EXERCISE BRIEF – Skip every picture and transcribe the remaining material exactly.
══ MATERIAL ══
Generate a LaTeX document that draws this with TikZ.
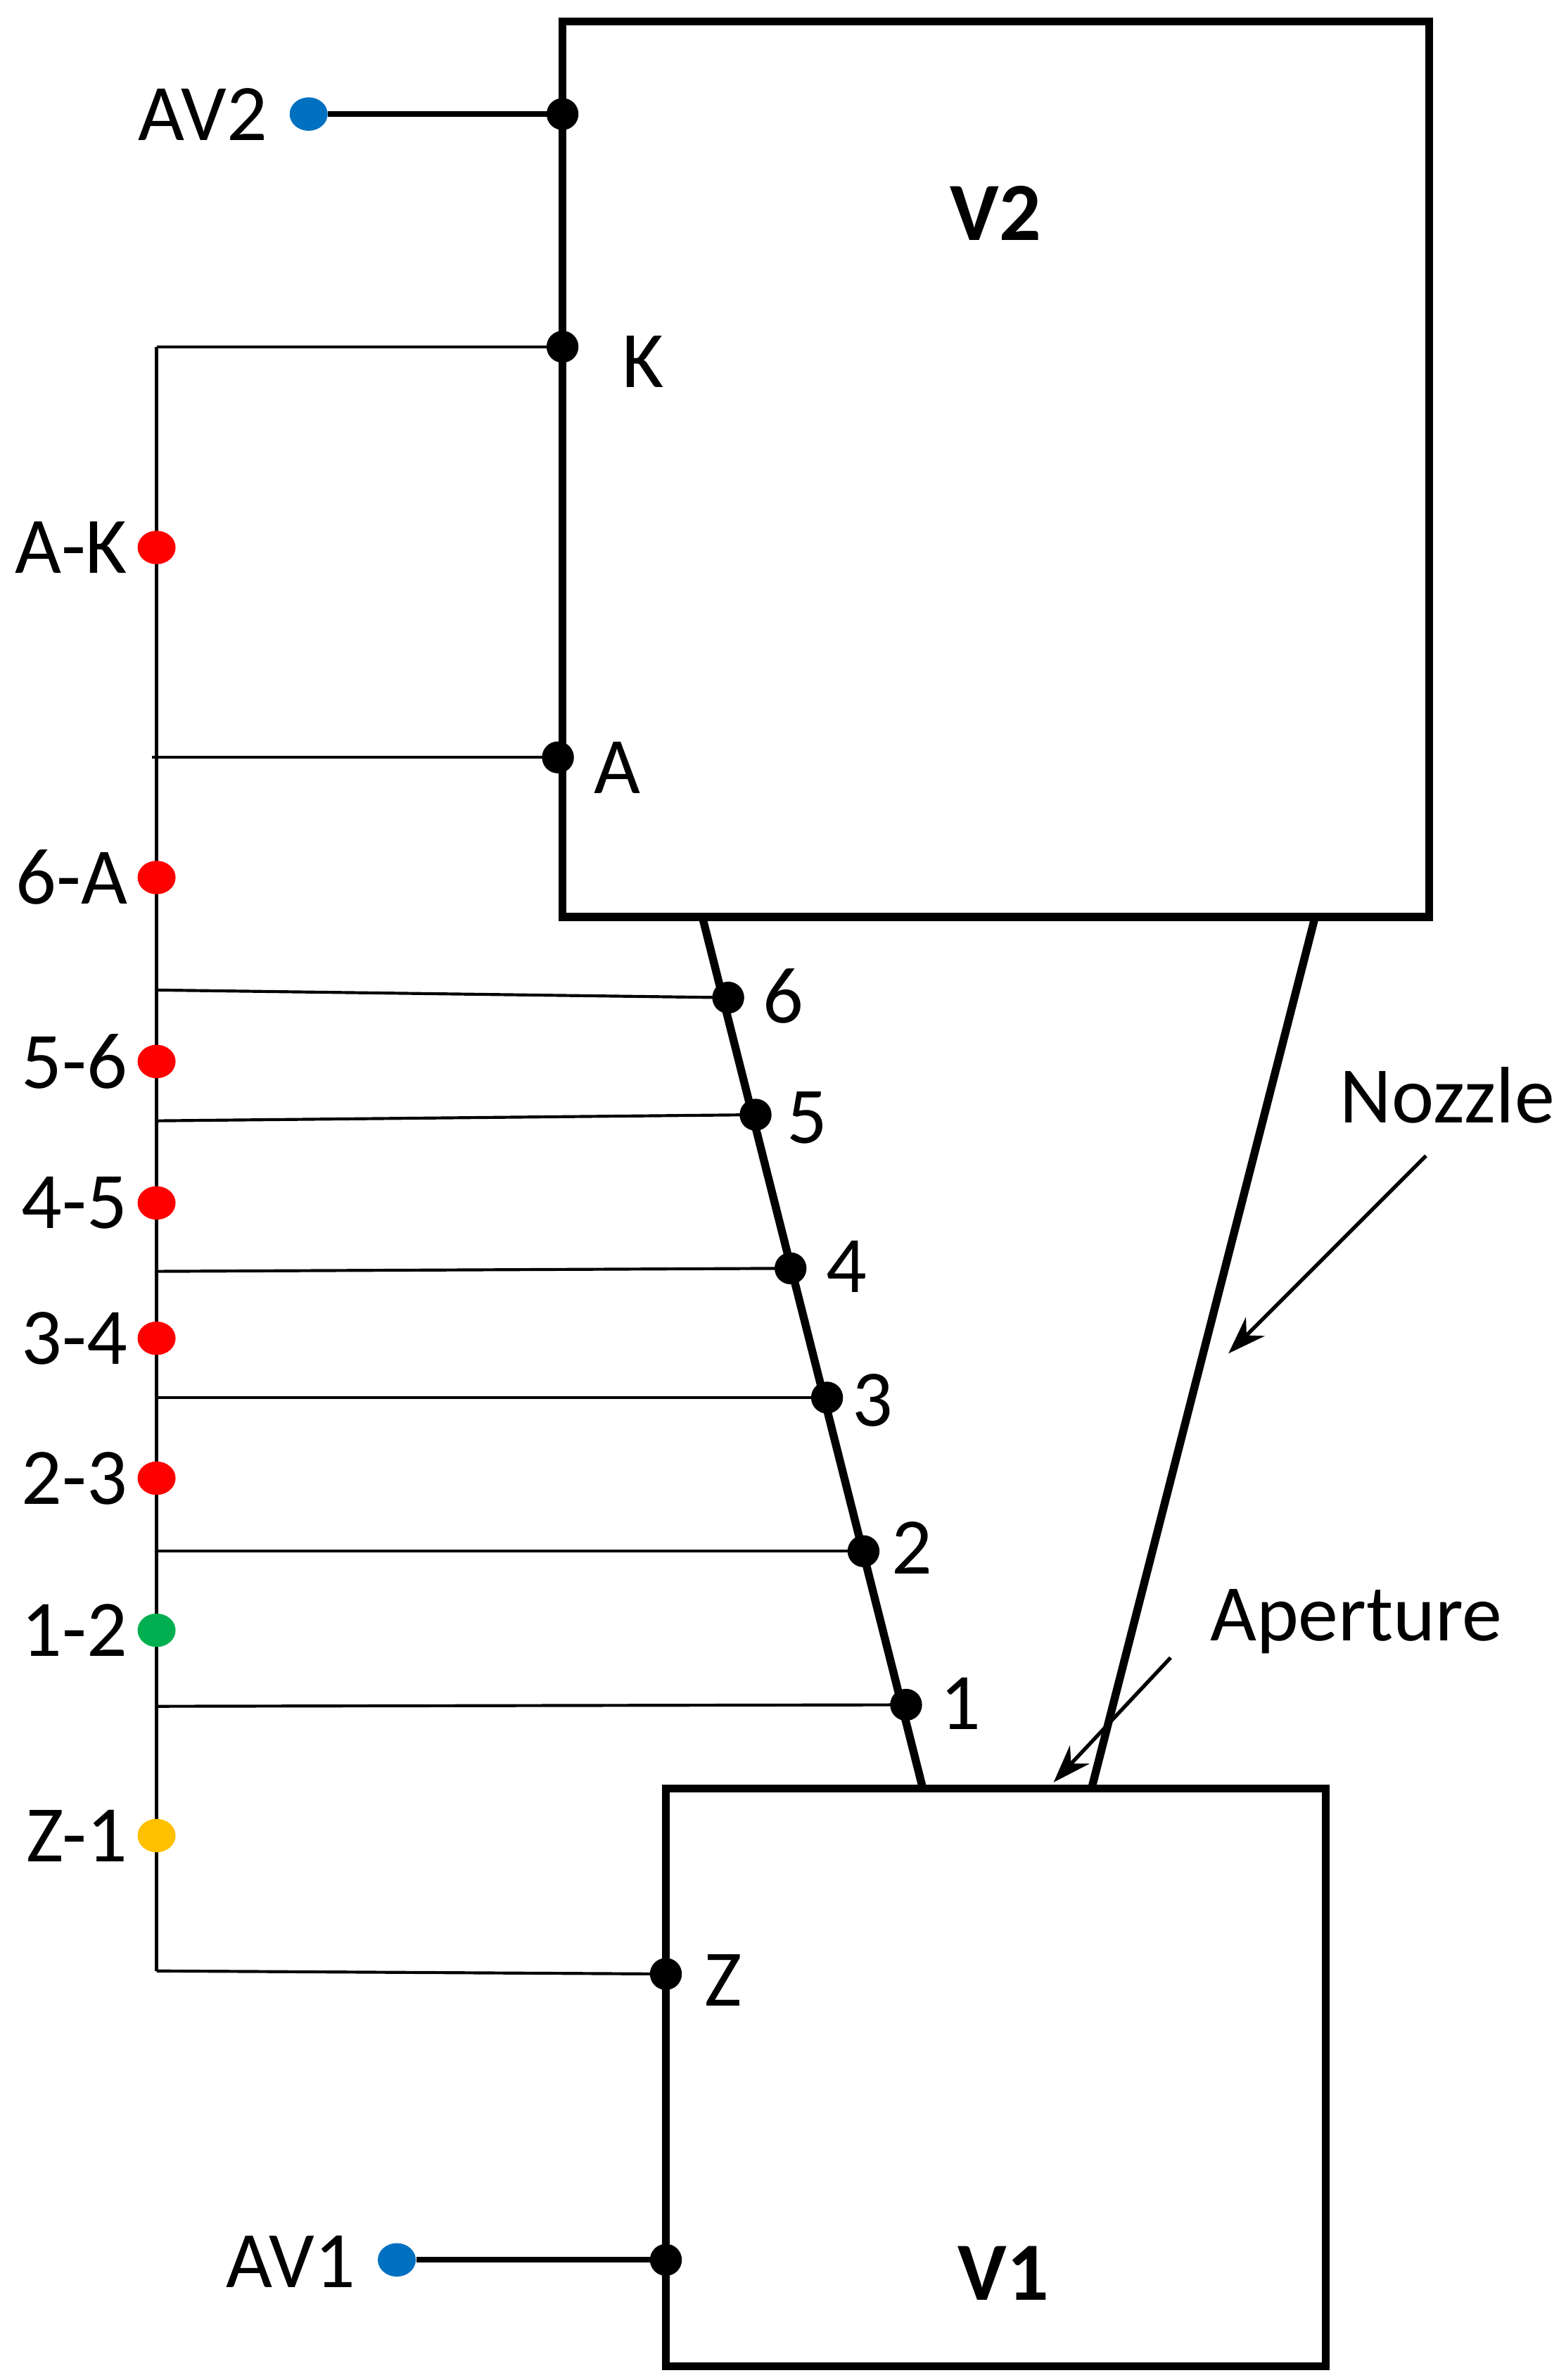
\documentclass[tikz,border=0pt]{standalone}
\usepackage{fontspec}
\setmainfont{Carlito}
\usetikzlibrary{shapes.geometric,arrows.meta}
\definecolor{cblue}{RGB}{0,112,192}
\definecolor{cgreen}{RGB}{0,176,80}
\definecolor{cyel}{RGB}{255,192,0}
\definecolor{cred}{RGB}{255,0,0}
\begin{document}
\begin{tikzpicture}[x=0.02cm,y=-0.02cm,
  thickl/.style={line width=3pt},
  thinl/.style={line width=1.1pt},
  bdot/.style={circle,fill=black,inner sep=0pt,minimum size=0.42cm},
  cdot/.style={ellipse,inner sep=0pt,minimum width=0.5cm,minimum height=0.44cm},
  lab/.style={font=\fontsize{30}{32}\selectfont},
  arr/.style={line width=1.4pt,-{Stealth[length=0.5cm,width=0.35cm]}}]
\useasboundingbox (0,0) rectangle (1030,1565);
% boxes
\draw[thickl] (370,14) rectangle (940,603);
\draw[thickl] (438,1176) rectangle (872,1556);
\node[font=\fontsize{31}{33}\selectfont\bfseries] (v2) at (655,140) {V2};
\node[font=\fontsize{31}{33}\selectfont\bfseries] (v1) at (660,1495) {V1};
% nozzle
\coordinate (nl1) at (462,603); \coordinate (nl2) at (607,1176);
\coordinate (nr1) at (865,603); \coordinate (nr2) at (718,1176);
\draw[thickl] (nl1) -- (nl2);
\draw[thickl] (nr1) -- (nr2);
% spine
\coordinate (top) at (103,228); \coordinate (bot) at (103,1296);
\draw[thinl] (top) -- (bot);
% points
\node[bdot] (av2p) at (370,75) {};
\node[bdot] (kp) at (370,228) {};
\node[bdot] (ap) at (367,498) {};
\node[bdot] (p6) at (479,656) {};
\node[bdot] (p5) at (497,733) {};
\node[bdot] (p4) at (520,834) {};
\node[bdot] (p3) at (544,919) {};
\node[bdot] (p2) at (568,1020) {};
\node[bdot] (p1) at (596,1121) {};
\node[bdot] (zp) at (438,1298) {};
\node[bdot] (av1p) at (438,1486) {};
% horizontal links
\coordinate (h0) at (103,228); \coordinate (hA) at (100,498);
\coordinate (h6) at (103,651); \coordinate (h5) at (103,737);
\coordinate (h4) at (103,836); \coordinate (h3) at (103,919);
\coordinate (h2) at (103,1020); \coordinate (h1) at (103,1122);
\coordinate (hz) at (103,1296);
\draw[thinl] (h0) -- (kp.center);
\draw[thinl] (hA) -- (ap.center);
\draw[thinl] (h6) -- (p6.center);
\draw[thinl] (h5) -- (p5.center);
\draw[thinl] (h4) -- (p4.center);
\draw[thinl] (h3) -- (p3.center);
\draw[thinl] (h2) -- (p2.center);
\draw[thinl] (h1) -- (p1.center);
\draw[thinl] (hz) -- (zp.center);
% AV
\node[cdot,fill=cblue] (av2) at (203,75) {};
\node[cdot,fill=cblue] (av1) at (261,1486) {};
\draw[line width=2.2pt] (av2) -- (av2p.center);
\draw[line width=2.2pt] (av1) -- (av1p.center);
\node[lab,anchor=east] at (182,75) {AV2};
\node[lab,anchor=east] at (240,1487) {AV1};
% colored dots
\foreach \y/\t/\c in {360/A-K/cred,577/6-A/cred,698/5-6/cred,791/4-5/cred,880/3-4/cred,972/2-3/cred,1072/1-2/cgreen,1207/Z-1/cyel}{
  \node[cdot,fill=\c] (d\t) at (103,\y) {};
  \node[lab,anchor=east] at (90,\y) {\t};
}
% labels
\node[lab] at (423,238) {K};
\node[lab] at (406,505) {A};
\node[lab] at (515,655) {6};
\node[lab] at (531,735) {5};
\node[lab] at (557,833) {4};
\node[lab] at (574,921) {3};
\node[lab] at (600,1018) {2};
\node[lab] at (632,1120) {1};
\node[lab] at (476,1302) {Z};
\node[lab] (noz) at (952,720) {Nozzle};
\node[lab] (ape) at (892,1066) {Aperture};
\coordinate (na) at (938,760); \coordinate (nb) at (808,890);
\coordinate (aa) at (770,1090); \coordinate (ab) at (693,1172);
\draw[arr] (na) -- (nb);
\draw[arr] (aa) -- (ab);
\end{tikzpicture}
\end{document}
═══
CORRECT RESULT –
Generate a LaTeX document that draws this with TikZ.
\documentclass[tikz,border=0pt]{standalone}
\usepackage{fontspec}
\setmainfont{Carlito}
\usetikzlibrary{shapes.geometric,arrows.meta}
\definecolor{cblue}{RGB}{0,112,192}
\definecolor{cgreen}{RGB}{0,176,80}
\definecolor{cyel}{RGB}{255,192,0}
\definecolor{cred}{RGB}{255,0,0}
\begin{document}
\begin{tikzpicture}[x=0.02cm,y=-0.02cm,
  thickl/.style={line width=3pt},
  thinl/.style={line width=1.1pt},
  bdot/.style={circle,fill=black,inner sep=0pt,minimum size=0.42cm},
  cdot/.style={ellipse,inner sep=0pt,minimum width=0.5cm,minimum height=0.44cm},
  lab/.style={font=\fontsize{30}{32}\selectfont},
  arr/.style={line width=1.4pt,-{Stealth[length=0.5cm,width=0.35cm]}}]
\useasboundingbox (0,0) rectangle (1030,1565);
% boxes
\draw[thickl] (370,14) rectangle (940,603);
\draw[thickl] (438,1176) rectangle (872,1556);
\node[font=\fontsize{31}{33}\selectfont\bfseries] (v2) at (655,140) {V2};
\node[font=\fontsize{31}{33}\selectfont\bfseries] (v1) at (660,1495) {V1};
% nozzle
\coordinate (nl1) at (462,603); \coordinate (nl2) at (607,1176);
\coordinate (nr1) at (865,603); \coordinate (nr2) at (718,1176);
\draw[thickl] (nl1) -- (nl2);
\draw[thickl] (nr1) -- (nr2);
% spine
\coordinate (top) at (103,228); \coordinate (bot) at (103,1296);
\draw[thinl] (top) -- (bot);
% points
\node[bdot] (av2p) at (370,75) {};
\node[bdot] (kp) at (370,228) {};
\node[bdot] (ap) at (367,498) {};
\node[bdot] (p6) at (479,656) {};
\node[bdot] (p5) at (497,733) {};
\node[bdot] (p4) at (520,834) {};
\node[bdot] (p3) at (544,919) {};
\node[bdot] (p2) at (568,1020) {};
\node[bdot] (p1) at (596,1121) {};
\node[bdot] (zp) at (438,1298) {};
\node[bdot] (av1p) at (438,1486) {};
% horizontal links
\coordinate (h0) at (103,228); \coordinate (hA) at (100,498);
\coordinate (h6) at (103,651); \coordinate (h5) at (103,737);
\coordinate (h4) at (103,836); \coordinate (h3) at (103,919);
\coordinate (h2) at (103,1020); \coordinate (h1) at (103,1122);
\coordinate (hz) at (103,1296);
\draw[thinl] (h0) -- (kp.center);
\draw[thinl] (hA) -- (ap.center);
\draw[thinl] (h6) -- (p6.center);
\draw[thinl] (h5) -- (p5.center);
\draw[thinl] (h4) -- (p4.center);
\draw[thinl] (h3) -- (p3.center);
\draw[thinl] (h2) -- (p2.center);
\draw[thinl] (h1) -- (p1.center);
\draw[thinl] (hz) -- (zp.center);
% AV
\node[cdot,fill=cblue] (av2) at (203,75) {};
\node[cdot,fill=cblue] (av1) at (261,1486) {};
\draw[line width=2.2pt] (av2) -- (av2p.center);
\draw[line width=2.2pt] (av1) -- (av1p.center);
\node[lab,anchor=east] at (182,75) {AV2};
\node[lab,anchor=east] at (240,1487) {AV1};
% colored dots
\foreach \y/\t/\c in {360/A-K/cred,577/6-A/cred,698/5-6/cred,791/4-5/cred,880/3-4/cred,972/2-3/cred,1072/1-2/cgreen,1207/Z-1/cyel}{
  \node[cdot,fill=\c] (d\t) at (103,\y) {};
  \node[lab,anchor=east] at (90,\y) {\t};
}
% labels
\node[lab] at (423,238) {K};
\node[lab] at (406,505) {A};
\node[lab] at (515,655) {6};
\node[lab] at (531,735) {5};
\node[lab] at (557,833) {4};
\node[lab] at (574,921) {3};
\node[lab] at (600,1018) {2};
\node[lab] at (632,1120) {1};
\node[lab] at (476,1302) {Z};
\node[lab] (noz) at (952,720) {Nozzle};
\node[lab] (ape) at (892,1066) {Aperture};
\coordinate (na) at (938,760); \coordinate (nb) at (808,890);
\coordinate (aa) at (770,1090); \coordinate (ab) at (693,1172);
\draw[arr] (na) -- (nb);
\draw[arr] (aa) -- (ab);
\end{tikzpicture}
\end{document}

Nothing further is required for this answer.